This exercise is on the book Graph theory with Application by Bonty and Murty (1.7.6). I'm studying for a final test and I can't complete this prove.
I know how to do construct that graph but I don't know if that proves it for all the cases.
This exercise is on the book Graph theory with Application by Bonty and Murty (1.7.6). I'm studying for a final test and I can't complete this prove.
I know how to do construct that graph but I don't know if that proves it for all the cases.
We can begin by making a few simplifications.
If $|E(G)| > |V(G)| + 4$, we can delete the extra edges to get a graph $G'$ with $|E(G')| = |V(G')|+4$. If there are two edge-disjoint cycles in $G'$, they still exist in $G$. So we can assume that equality holds.
If $G$ has a vertex of degree $1$, then we can delete that vertex and the edge out of it. The resulting graph $G'$ still has $|E(G')| = |V(G')| + 4$, so we can try to prove $G'$ has two edge-disjoint cycles, which give two edge-disjoint cycles in $G$. By applying this repeatedly, we get to assume that $G$ has minimum degree $2$.

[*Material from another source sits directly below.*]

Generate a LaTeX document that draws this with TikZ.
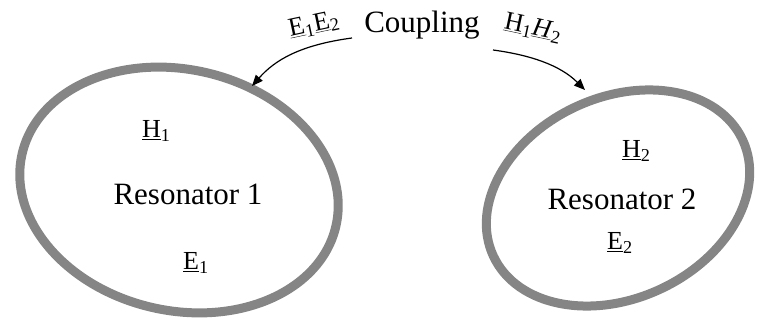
\documentclass[tikz,border=0pt]{standalone}
\usepackage{fontspec}
\setmainfont{Liberation Serif}
\usetikzlibrary{shapes.geometric,arrows.meta}
\begin{document}
\begin{tikzpicture}[x=1pt,y=-1pt,
  ring/.style={draw=black!48, line width=9pt, ellipse, inner sep=0pt},
  big/.style={font=\fontsize{31}{31}\selectfont, inner sep=0pt},
  vec/.style={font=\fontsize{26}{26}\selectfont, inner sep=0pt},
  conn/.style={-{Triangle[length=11pt,width=9pt]}, line width=1.2pt}]
\useasboundingbox (0,0) rectangle (760,320);
\node[ring, minimum width=322pt, minimum height=241pt, rotate=-13] (r1) at (179,190) {};
\node[ring, minimum width=275pt, minimum height=201pt, rotate=25] (r2) at (618,198) {};
\node[big, anchor=base] (res1) at (188,205) {Resonator 1};
\node[big, anchor=base] (res2) at (622,210) {Resonator 2};
\node[vec, anchor=base west] (h1) at (142,138) {\underline{H}\textsubscript{1}};
\node[vec, anchor=base west] (e1) at (183,270) {\underline{E}\textsubscript{1}};
\node[vec, anchor=base west] (h2) at (622,158) {\underline{H}\textsubscript{2}};
\node[vec, anchor=base west] (e2) at (607,250) {\underline{E}\textsubscript{2}};
\node[big, anchor=base] (coup) at (422,33) {Coupling};
\node[vec, rotate=12] (ee) at (314,25) {\underline{E}\textsubscript{1}\underline{E}\textsubscript{2}};
\node[vec, rotate=-12] (hh) at (533,28) {\underline{H}\textsubscript{1}\underline{\textit{H}}\textsubscript{2}};
\coordinate (s1) at (352,38);
\coordinate (t1) at (252,86);
\coordinate (s2) at (493,50);
\coordinate (t2) at (585,90);
\draw[conn] (s1) .. controls (300,45) and (275,60) .. (t1);
\draw[conn] (s2) .. controls (530,55) and (560,65) .. (t2);
\end{tikzpicture}
\end{document}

Similarly, if $G$ has a vertex of degree $2$, then we can delete that vertex and the edges out of it, but connect its neighbors by an edge directly. (This might create a multigraph out of a simple graph.) The resulting graph $G'$ still has $|E(G')| = |V(G')| + 4$, so we can try to prove $G'$ has two edge-disjoint cycles, which give two edge-disjoint cycles in $G$. By applying this repeatedly, we get to assume that $G$ has minimum degree $3$.
In a graph with minimum degree $3$, $|E(G)| \ge \frac32 |V(G)|$; when $|E(G)| = |V(G)|+4$, we conclude that $|V(G)| + 4 \ge \frac32 |V(G)|$, so $|V(G)| \le 8$.
If $G$ has no cycles of length $4$ or shorter (which means in particular that it has no cycles of length $1$ or $2$, so it is a simple graph), then take an arbitrary vertex $v$ and three of its neighbors $w_1, w_2, w_3$; those neighbors must have at least $6$ more neighbors of their own, distinct from each other and from $v$, giving us at least $10$ vertices, contradicting $|V(G)| \le 8$.
But if $G$ has a cycle of length $4$ or shorter, then we can delete all edges in that cycle; the remaining graph $G'$ still has $|E(G')| \ge |V(G')|$, so it contains a second cycle, which is disjoint from the first. This gives us two edge-disjoint cycles in $G$, completing the proof.